Tramps Like Us Vol. 14, by Yayoi Ogawa

TOKYOPOP has just released the final volume of Yayoi Ogawa’s sublimely romantic manga Tramps Like Us, and while we are definitely going to miss seeing new installments of this story every few months, we are thrilled that Ogawa ended her fourteen-volume series on such a satisfying note.

The heroine of Tramps Like Us is Sumire Iwaya, a tall, beautiful, highly competent journalist in her late twenties whose painful shyness is frequently mistaken for coldness. The hero of the series is twenty-year-old Takeshi Gouda, a classically trained dancer who supports himself by mooching off of older women. Sumire and Takeshi meet as their lives are falling apart: Takeshi has taken up residence in a cardboard box, and Sumire has just been dumped by her boyfriend and, thanks to her violent rejection of her boss’s sexual advances, demoted at work. Sumire isn’t even remotely sexually interested in Takeshi, but she’s desperate to find somebody who accepts her, and she offers to let him live with her—as her pet. Takeshi agrees, clearly hoping that “pet” is actually a euphemism for something much kinkier, but he’s disillusioned when Sumire promptly re-names him after her beloved childhood dog, Momo, and starts treating him like an endearing but mildly obnoxious puppy.

Over the course of the series, Sumire and Momo interact with friends, lovers, co-workers, family, and each other, and discover they have more in common then anyone could have guessed. More emotionally self-aware than Sumire, Momo soon realizes that he has fallen in love with her, but he’s equally aware that Sumire sees him only as a pet. It takes Sumire much longer to discover her feelings, and it isn’t until the final few volumes of the series that the story shifts into straightforward romantic territory. We were a little concerned about the story’s conclusion—Ogawa has ended series on an unresolved note before, and the first two-thirds of Tramps Like Us offered no guarantee of a happily-ever-after for both of its characters—but we are delighted to report that the final volume of this series is totally awesome.

Tramps Like Us doesn’t make the greatest first impression: manga fans shy away from Ogawa’s distinctive artwork (admittedly, her huge-eyed, broad-mouthed, long-nosed characters do look sort of like llamas—but her style really grows on you, we promise!), and non-manga readers get antsy about the provocative title, aggressively pink spines, and slinky cover images. We understand why some of our more sensitive readers would hesitate to be seen publicly buying a book with a title and cover like this one, we really do...

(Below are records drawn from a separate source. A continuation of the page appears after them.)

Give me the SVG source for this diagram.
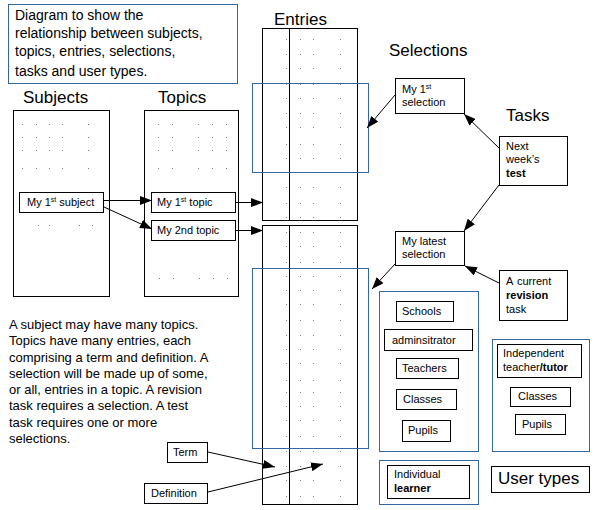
<svg xmlns="http://www.w3.org/2000/svg" xmlns:xlink="http://www.w3.org/1999/xlink" width="594" height="510" viewBox="0 0 594 510">
<style>
text{font-family:"Liberation Sans",Arial,sans-serif;fill:#000}
.box{fill:#fff;stroke:#000;stroke-width:1}
.col{fill:none;stroke:#000;stroke-width:1}
.grp{fill:none;stroke:#3465a4;stroke-width:1}
.lbl{font-size:17px}
.sm{font-size:11px}
.para{font-size:13px}
.title{font-size:14px}
.b{font-weight:bold}
.dots{fill:none;stroke:#777;stroke-width:1}
.con{fill:none;stroke:#000;stroke-width:1;marker-end:url(#ah)}
</style>
<defs>
<marker id="ah" markerUnits="userSpaceOnUse" markerWidth="12" markerHeight="9" refX="12" refY="4.5" orient="auto" viewBox="0 0 12 9">
<path d="M0 0L12 4.5L0 9z" fill="#000"/>
</marker>
<path id="erowsU" class="dots" d="M0 39.5h1M0 54.5h1M0 68.5h1M0 84.5h1M0 98.5h1M0 113.5h1M0 127.5h1M0 144.5h1M0 158.5h1M0 187.5h1M0 203.5h1M0 217.5h1"/>
<path id="erowsL" class="dots" d="M0 232.5h1M0 246.5h1M0 262.5h1M0 276.5h1M0 290.5h1M0 304.5h1M0 320.5h1M0 335.5h1M0 349.5h1M0 363.5h1M0 380.5h1M0 392.5h1M0 406.5h1M0 420.5h1M0 436.5h1M0 451.5h1M0 466.5h1M0 480.5h1M0 496.5h1"/>
<path id="srows" class="dots" d="M0 124.5h1M0 137.5h1M0 150.5h1M0 168.5h1"/>
</defs>
<rect width="594" height="510" fill="#fff"/>

<g id="title">
<rect class="grp" x="8.5" y="4.5" width="229" height="79"/>
<text class="title" x="15" y="20">Diagram to show the</text>
<text class="title" x="15" y="38">relationship between subjects,</text>
<text class="title" x="15" y="56">topics, entries, selections,</text>
<text class="title" x="15" y="76">tasks and user types.</text>
</g>

<g id="subjects">
<text class="lbl" x="23" y="103">Subjects</text>
<rect class="col" x="13.5" y="110.5" width="96" height="186"/>
<use xlink:href="#srows" x="22"/><use xlink:href="#srows" x="36"/><use xlink:href="#srows" x="49"/><use xlink:href="#srows" x="62"/><use xlink:href="#srows" x="88"/>
<path class="dots" d="M38 225.5h1M49 225.5h1M79 225.5h1M92 225.5h1"/>
</g>
<g id="subject1">
<rect class="box" x="19.5" y="192.5" width="84" height="20"/>
<text class="sm" x="27" y="206">My 1<tspan font-size="7" dy="-4">st</tspan><tspan dy="4"> subject</tspan></text>
</g>

<g id="topics">
<text class="lbl" x="158" y="103">Topics</text>
<rect class="col" x="144.5" y="110.5" width="94" height="186"/>
<use xlink:href="#srows" x="158"/><use xlink:href="#srows" x="172"/><use xlink:href="#srows" x="198"/><use xlink:href="#srows" x="212"/><use xlink:href="#srows" x="226"/>
<path class="dots" d="M159 278.5h1M173 278.5h1M199 278.5h1M213 278.5h1M227 278.5h1"/>
</g>
<g id="topic1">
<rect class="box" x="151.5" y="192.5" width="84" height="20"/>
<text class="sm" x="157" y="206">My 1<tspan font-size="7" dy="-4">st</tspan><tspan dy="4"> topic</tspan></text>
</g>
<g id="topic2">
<rect class="box" x="151.5" y="220.5" width="84" height="20"/>
<text class="sm" x="157" y="234">My 2nd topic</text>
</g>

<g id="entries">
<text class="lbl" x="274" y="25">Entries</text>
<rect class="col" x="262.5" y="28.5" width="95" height="192"/>
<line class="col" x1="289.5" y1="28" x2="289.5" y2="221"/>
<rect class="col" x="262.5" y="225.5" width="95" height="279"/>
<line class="col" x1="289.5" y1="225" x2="289.5" y2="505"/>
<use xlink:href="#erowsU" x="286"/><use xlink:href="#erowsU" x="300"/><use xlink:href="#erowsU" x="313"/><use xlink:href="#erowsU" x="340"/>
<use xlink:href="#erowsL" x="286"/><use xlink:href="#erowsL" x="300"/><use xlink:href="#erowsL" x="313"/><use xlink:href="#erowsL" x="340"/>
</g>
<g id="selection-ranges">
<rect class="grp" x="252.5" y="83.5" width="116" height="89"/>
<rect class="grp" x="252.5" y="268.5" width="116" height="180"/>
</g>

<g id="selections">
<text class="lbl" x="389" y="56">Selections</text>
</g>
<g id="selection1">
<rect class="box" x="395.5" y="78.5" width="69" height="35"/>
<text class="sm" x="402" y="93">My 1<tspan font-size="7" dy="-4">st</tspan></text>
<text class="sm" x="402" y="106">selection</text>
</g>
<g id="selection2">
<rect class="box" x="395.5" y="231.5" width="69" height="34"/>
<text class="sm" x="402" y="245">My latest</text>
<text class="sm" x="402" y="258">selection</text>
</g>

<g id="tasks">
<text class="lbl" x="506" y="121">Tasks</text>
</g>
<g id="task-test">
<rect class="box" x="499.5" y="136.5" width="68" height="49"/>
<text class="sm" x="506" y="150">Next</text>
<text class="sm" x="506" y="163">week’s</text>
<text class="sm b" x="506" y="177" font-size="12">test</text>
</g>
<g id="task-revision">
<rect class="box" x="499.5" y="270.5" width="68" height="50"/>
<text class="sm" x="506" y="285">A<tspan x="517">current</tspan></text>
<text class="sm b" x="506" y="299" font-size="12">revision</text>
<text class="sm" x="506" y="313">task</text>
</g>

<g id="school-users">
<rect class="grp" x="379.5" y="291.5" width="99" height="160"/>
<rect class="box" x="396.5" y="301.5" width="57" height="20"/>
<text class="sm" x="402" y="315">Schools</text>
<rect class="box" x="384.5" y="329.5" width="88" height="21"/>
<text class="sm" x="392" y="344">adminsitrator</text>
<rect class="box" x="396.5" y="358.5" width="62" height="20"/>
<text class="sm" x="402" y="372">Teachers</text>
<rect class="box" x="396.5" y="389.5" width="60" height="20"/>
<text class="sm" x="403" y="403">Classes</text>
<rect class="box" x="402.5" y="420.5" width="48" height="21"/>
<text class="sm" x="408" y="434">Pupils</text>
</g>
<g id="independent-users">
<rect class="grp" x="492.5" y="339.5" width="97" height="112"/>
<rect class="box" x="497.5" y="344.5" width="84" height="33"/>
<text class="sm" x="503" y="357">Independent</text>
<text class="sm" x="503" y="371">teacher<tspan class="b">/tutor</tspan></text>
<rect class="box" x="510.5" y="387.5" width="60" height="19"/>
<text class="sm" x="518" y="400">Classes</text>
<rect class="box" x="515.5" y="414.5" width="50" height="20"/>
<text class="sm" x="522" y="428">Pupils</text>
</g>
<g id="individual-users">
<rect class="grp" x="379.5" y="460.5" width="99" height="44"/>
<rect class="box" x="387.5" y="465.5" width="82" height="33"/>
<text class="sm" x="394" y="478">Individual</text>
<text class="sm b" x="394" y="492">learner</text>
</g>
<g id="user-types">
<rect class="box" x="491.5" y="466.5" width="98" height="26"/>
<text class="lbl" x="498" y="484">User types</text>
</g>

<g id="description">
<text class="para" x="9" y="329">A subject may have many topics.</text>
<text class="para" x="9" y="345">Topics have many entries, each</text>
<text class="para" x="9" y="362">comprising a term and definition. A</text>
<text class="para" x="9" y="378">selection will be made up of some,</text>
<text class="para" x="9" y="394">or all, entries in a topic. A revision</text>
<text class="para" x="9" y="410">task requires a selection. A test</text>
<text class="para" x="9" y="427">task requires one or more</text>
<text class="para" x="9" y="443">selections.</text>
</g>
<g id="term">
<rect class="box" x="167.5" y="442.5" width="40" height="20"/>
<text class="sm" x="173" y="456">Term</text>
</g>
<g id="definition">
<rect class="box" x="144.5" y="483.5" width="63" height="20"/>
<text class="sm" x="151" y="497">Definition</text>
</g>

<g id="connectors">
<line class="con" x1="104" y1="200.5" x2="152" y2="200.5"/>
<line class="con" x1="104" y1="207" x2="152" y2="229"/>
<line class="con" x1="236" y1="202.5" x2="263" y2="202.5"/>
<line class="con" x1="236" y1="230.5" x2="263" y2="230.5"/>
<line class="con" x1="395" y1="95" x2="367" y2="128"/>
<line class="con" x1="499" y1="148" x2="464" y2="114"/>
<line class="con" x1="499" y1="185" x2="464" y2="231"/>
<line class="con" x1="395" y1="264" x2="372" y2="289"/>
<line class="con" x1="499" y1="283" x2="465" y2="266"/>
<line class="con" x1="208" y1="452" x2="275" y2="467"/>
<line class="con" x1="208" y1="492" x2="323" y2="464"/>
</g>
</svg>
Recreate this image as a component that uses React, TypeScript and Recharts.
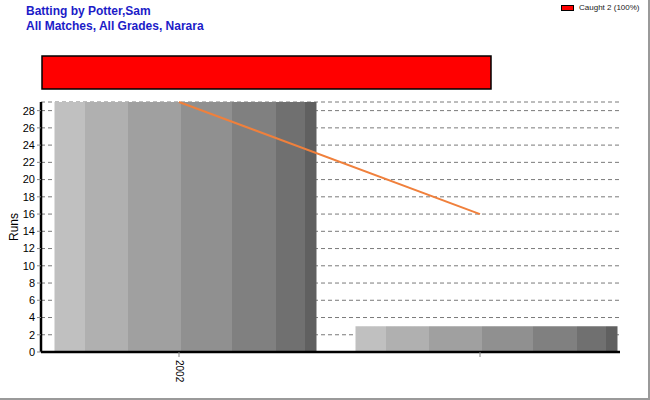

...but that’s what God gave us online shopping for, right? Ogawa’s series is alternately moving and side-splittingly funny, with charmingly flawed characters that truly grow and change over the course of the story. Tramps Like Us is one of the best romances we have ever read—of any type—and we’d hate to think that fear of some snotty bookseller’s raised eyebrows might prevent any of our beloved readers from checking it out for themselves.